Jane Austen on the British ten-pound note?

From the Christian Science Monitor


According to Sir Mervyn King, who is retiring as governor of the Bank of England, the famous author is merely “waiting in the wings” to appear on the country’s currency and could be the new face to grace the 10 pound note.

However, King’s replacement Mark Carney will have the final word on the decision. Carney takes up the post July 1.

“It is not the question of whether she is a woman or not, but she seems to me the greatest English writer apart from Shakespeare,” John Mullan, an English professor at University College London, told the Guardian.

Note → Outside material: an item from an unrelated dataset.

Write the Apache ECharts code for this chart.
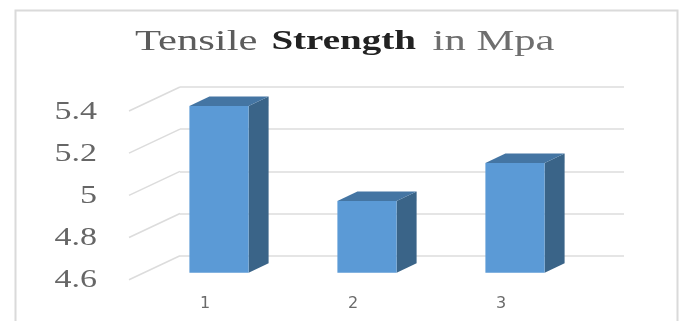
<!DOCTYPE html>
<html>
<head>
<meta charset="utf-8">
<style>html,body{margin:0;padding:0;background:#fff}#c{width:680px;height:321px}</style>
<script src="https://cdn.jsdelivr.net/npm/echarts@6/dist/echarts.min.js"></script>
</head>
<body>
<div id="c"></div>
<script>
const categories = ['1', '2', '3'];
const strength = [5.39, 4.94, 5.12];
const yTicks = [4.6, 4.8, 5, 5.2, 5.4];

// Pseudo-3D layout: the grid is the back wall, everything else is offset from it.
const WALL_DX = -51, WALL_DY = 24;      // back wall to front edge of the floor
const BAR_DX = -35, BAR_DY = 17;        // back wall to front face of a bar
const DEPTH_DX = 20, DEPTH_DY = -9.5;   // front face to rear face of a bar
const TITLE_STRETCH = 1.42;             // wide lettering of the heading
const TICK_STRETCH = 1.36;              // wide lettering of the value labels

const chart = echarts.init(document.getElementById('c'), null, { renderer: 'canvas' });

chart.setOption({
  animation: false,
  backgroundColor: '#fff',
  graphic: [
    {
      type: 'rect', z: 0, silent: true,
      shape: { x: 15.5, y: 10.5, width: 662, height: 330 },
      style: { fill: '#fff', stroke: '#dadada', lineWidth: 2 }
    },
    {
      type: 'text', z: 10, x: 135, y: 42, scaleX: TITLE_STRETCH, silent: true,
      style: {
        text: '{a|Tensile} {b|Strength}  {c|in Mpa}',
        verticalAlign: 'middle',
        rich: {
          a: { font: '30px "Liberation Serif"', fill: '#5c5c5c', padding: [0, 6.5, 0, 0] },
          b: { font: 'bold 27.5px "Liberation Serif"', fill: '#222', padding: [0, 5, 0, 0] },
          c: { font: '30px "Liberation Serif"', fill: '#6e6e6e' }
        }
      }
    }
  ],
  grid: { left: 180, right: 56, top: 87, bottom: 65.3, containLabel: false },
  xAxis: {
    type: 'category',
    data: categories,
    axisLine: { show: false },
    axisTick: { show: false },
    splitLine: { show: false },
    axisLabel: {
      margin: 40,
      padding: [0, 98, 0, 0],
      fontFamily: 'DejaVu Sans',
      fontSize: 16,
      color: '#6a6a6a'
    }
  },
  yAxis: {
    type: 'value',
    min: 4.6,
    max: 5.4,
    interval: 0.2,
    axisLine: { show: false },
    axisTick: { show: false },
    axisLabel: { show: false },
    splitLine: { lineStyle: { color: '#dcdcdc', width: 1.5 } }
  },
  series: [
    {
      // Side-wall lines and the value labels at their front ends
      type: 'custom',
      coordinateSystem: 'cartesian2d',
      silent: true,
      clip: false,
      z: 2,
      data: yTicks.map(v => [0, v]),
      encode: { x: 0, y: 1 },
      renderItem(params, api) {
        const v = api.value(1);
        const y = api.coord([0, v])[1];
        const x0 = params.coordSys.x;
        return {
          type: 'group',
          children: [
            {
              type: 'line',
              shape: { x1: x0, y1: y, x2: x0 + WALL_DX, y2: y + WALL_DY },
              style: { stroke: '#dcdcdc', lineWidth: 1.5 }
            },
            {
              type: 'text',
              x: 97, y: y + WALL_DY + 1,
              scaleX: TICK_STRETCH,
              style: {
                text: String(v),
                font: '25px "Liberation Serif"',
                fill: '#666',
                align: 'right',
                verticalAlign: 'middle'
              }
            }
          ]
        };
      }
    },
    {
      // Extruded columns: front, top and side faces
      type: 'custom',
      coordinateSystem: 'cartesian2d',
      silent: true,
      clip: false,
      z: 3,
      data: strength.map((v, i) => [i, v]),
      encode: { x: 0, y: 1 },
      renderItem(params, api) {
        const top = api.coord([api.value(0), api.value(1)]);
        const base = api.coord([api.value(0), 4.6]);
        const w = api.size([1, 0])[0] * 0.4;
        const l = top[0] + BAR_DX - w / 2, r = l + w;
        const t = top[1] + BAR_DY, b = base[1] + BAR_DY;
        return {
          type: 'group',
          children: [
            {
              type: 'polygon',
              shape: { points: [[r, t], [r + DEPTH_DX, t + DEPTH_DY], [r + DEPTH_DX, b + DEPTH_DY], [r, b]] },
              style: { fill: '#3a6488' }
            },
            {
              type: 'polygon',
              shape: { points: [[l, t], [l + DEPTH_DX, t + DEPTH_DY], [r + DEPTH_DX, t + DEPTH_DY], [r, t]] },
              style: { fill: '#4475a3' }
            },
            {
              type: 'rect',
              shape: { x: l, y: t, width: w, height: b - t },
              style: { fill: '#5b9ad6' }
            }
          ]
        };
      }
    }
  ]
});
</script>
</body>
</html>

However, Daily Mirror writer Susie Boniface was not impressed by the idea.

“If ever there were a reason to abandon money altogether it is [this],” she wrote. “There’s nothing wrong with Austen – she wrote perfectly good books, was a woman trapped by her class and found a voice that still resonates. Good on her, but she didn’t change the world.” Boniface suggested scientist Rosalind Franklin, writer Mary Wollstonecraft, or mathematician Ada Lovelace as possible substitutes.

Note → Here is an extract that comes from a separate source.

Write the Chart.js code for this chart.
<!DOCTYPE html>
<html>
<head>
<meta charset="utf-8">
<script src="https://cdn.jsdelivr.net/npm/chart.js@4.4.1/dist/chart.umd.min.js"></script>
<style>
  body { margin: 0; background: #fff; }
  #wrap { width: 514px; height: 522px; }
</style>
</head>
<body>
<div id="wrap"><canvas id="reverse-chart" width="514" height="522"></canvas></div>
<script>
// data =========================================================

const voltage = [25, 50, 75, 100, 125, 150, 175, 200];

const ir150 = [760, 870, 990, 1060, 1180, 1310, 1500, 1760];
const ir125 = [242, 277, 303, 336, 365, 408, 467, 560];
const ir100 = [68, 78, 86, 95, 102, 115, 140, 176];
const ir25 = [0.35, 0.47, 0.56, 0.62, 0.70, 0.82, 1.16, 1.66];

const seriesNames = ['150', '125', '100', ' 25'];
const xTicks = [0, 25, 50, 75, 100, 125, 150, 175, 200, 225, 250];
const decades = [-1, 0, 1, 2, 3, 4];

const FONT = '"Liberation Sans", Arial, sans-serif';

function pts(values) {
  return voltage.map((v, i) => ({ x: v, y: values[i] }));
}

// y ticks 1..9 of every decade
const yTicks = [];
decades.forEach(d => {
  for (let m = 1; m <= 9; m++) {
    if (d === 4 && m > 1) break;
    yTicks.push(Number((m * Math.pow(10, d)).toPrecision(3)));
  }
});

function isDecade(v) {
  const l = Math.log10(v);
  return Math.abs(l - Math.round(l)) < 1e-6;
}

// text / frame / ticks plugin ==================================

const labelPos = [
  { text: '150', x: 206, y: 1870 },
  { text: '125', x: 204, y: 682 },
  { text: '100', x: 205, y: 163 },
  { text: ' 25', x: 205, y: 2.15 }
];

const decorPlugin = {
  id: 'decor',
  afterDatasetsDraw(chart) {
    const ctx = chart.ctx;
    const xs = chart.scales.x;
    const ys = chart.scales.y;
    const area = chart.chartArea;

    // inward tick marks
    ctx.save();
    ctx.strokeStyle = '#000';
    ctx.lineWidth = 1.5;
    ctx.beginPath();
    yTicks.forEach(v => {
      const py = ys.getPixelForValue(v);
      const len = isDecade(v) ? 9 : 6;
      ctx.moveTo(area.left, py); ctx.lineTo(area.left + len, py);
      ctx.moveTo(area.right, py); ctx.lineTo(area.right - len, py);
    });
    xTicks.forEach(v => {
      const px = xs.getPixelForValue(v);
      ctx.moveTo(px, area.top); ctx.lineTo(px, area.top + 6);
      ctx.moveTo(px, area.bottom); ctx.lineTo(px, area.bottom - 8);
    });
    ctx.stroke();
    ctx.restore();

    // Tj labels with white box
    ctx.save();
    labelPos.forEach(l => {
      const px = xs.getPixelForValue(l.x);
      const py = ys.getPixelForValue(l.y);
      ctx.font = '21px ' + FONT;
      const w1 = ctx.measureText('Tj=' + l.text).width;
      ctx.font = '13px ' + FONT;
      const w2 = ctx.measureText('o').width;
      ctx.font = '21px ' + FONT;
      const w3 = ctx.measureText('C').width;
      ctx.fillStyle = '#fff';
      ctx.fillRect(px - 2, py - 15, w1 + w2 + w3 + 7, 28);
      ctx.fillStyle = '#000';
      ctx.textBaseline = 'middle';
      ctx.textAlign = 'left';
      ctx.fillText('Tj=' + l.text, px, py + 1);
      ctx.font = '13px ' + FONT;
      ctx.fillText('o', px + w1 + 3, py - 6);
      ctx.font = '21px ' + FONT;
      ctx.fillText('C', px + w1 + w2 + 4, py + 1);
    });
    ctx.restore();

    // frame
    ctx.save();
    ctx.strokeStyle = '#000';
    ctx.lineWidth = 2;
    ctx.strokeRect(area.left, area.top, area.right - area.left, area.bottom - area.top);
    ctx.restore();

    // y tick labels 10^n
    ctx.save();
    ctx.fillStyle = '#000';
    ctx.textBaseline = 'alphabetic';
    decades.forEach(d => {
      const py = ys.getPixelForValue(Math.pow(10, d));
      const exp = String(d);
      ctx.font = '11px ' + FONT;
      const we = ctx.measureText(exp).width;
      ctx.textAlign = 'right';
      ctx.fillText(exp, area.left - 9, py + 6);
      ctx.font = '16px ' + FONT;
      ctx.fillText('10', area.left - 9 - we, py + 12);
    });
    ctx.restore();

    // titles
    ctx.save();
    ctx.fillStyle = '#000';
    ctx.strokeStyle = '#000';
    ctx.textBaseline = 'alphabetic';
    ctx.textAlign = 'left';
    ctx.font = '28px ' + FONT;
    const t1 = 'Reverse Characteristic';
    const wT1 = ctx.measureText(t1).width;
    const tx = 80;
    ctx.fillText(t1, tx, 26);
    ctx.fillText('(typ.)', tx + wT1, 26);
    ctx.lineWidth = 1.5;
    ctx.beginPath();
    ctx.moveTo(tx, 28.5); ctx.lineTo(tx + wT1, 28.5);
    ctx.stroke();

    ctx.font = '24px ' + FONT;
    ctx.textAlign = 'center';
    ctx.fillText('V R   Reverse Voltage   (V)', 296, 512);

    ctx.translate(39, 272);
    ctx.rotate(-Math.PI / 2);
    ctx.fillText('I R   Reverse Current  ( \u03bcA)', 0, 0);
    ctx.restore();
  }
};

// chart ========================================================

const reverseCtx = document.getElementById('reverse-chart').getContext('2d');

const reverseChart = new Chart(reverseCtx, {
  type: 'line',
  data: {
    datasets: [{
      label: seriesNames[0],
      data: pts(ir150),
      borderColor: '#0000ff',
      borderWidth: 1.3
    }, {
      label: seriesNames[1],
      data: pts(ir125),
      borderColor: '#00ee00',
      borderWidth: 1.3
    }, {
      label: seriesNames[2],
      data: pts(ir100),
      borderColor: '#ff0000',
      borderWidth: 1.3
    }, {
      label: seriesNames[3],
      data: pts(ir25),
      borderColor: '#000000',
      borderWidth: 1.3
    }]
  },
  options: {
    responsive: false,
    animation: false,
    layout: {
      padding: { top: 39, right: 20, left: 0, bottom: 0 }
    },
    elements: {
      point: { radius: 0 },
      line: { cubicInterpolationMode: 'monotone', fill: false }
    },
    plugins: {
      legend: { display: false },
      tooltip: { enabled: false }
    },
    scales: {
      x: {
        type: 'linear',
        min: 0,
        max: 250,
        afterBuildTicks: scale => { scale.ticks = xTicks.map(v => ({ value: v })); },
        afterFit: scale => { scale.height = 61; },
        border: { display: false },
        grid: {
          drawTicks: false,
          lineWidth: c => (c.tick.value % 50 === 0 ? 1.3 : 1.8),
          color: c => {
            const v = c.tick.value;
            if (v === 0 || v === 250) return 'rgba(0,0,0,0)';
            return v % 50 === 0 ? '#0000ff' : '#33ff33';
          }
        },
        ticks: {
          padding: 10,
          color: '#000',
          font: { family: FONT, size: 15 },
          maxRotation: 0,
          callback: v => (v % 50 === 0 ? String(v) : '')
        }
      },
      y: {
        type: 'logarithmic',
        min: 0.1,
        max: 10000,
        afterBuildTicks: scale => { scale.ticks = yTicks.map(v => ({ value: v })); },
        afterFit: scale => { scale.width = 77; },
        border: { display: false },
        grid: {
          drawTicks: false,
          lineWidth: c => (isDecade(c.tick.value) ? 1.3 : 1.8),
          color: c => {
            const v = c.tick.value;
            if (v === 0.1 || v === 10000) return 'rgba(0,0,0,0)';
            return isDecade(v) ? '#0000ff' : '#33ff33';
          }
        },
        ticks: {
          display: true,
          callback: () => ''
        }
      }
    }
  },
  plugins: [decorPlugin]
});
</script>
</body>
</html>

Not change the world?  Good lord, has Ms. Boniface not read any romance at all? Jane Austen inspired the genre that has ruled the bestseller lists for several generations. 

But Victoria McNally, a writer for the website Geekosystem, was so won over by the Austen money idea that she asked when “the U.S. [is] gonna step up its game?”

“Between this and Canada’s dinosaur coins, why is everybody else’s money so much cooler than ours?” she asked. “Come on, USA, get with the times!”

And it would be lovely if American notes were different colors for different denominations, too.

3 comments:

linda collison said...

Here in the U.S. Jane Austen remains very popular. More and more I'm hearing about Jane Austen festivals where everyone dresses up in period clothing and pretends to be gentry.

Having just read Roy and Lesley Adkins brand new book "Eavesdropping on Jane Austen" (to be released in the U.S. as Jane Austen's World) I thought it was a brilliant marketing plan on their part, to tie a social history book to the ever popular author.

Frankly, I'd like to see more authors and fewer politicians on our cash.

World of the Written Word said...

When Jane Austen died, 10 pounds could purchase the equivalent of 571 pounds in goods and services and 7020 pounds relative to average earnings.



From BRIAN EASTON

Shayne Parkinson said...

That figure from Brian Easton rather puts Mr Darcy's "Ten thousand a year" in perspective, doesn't it?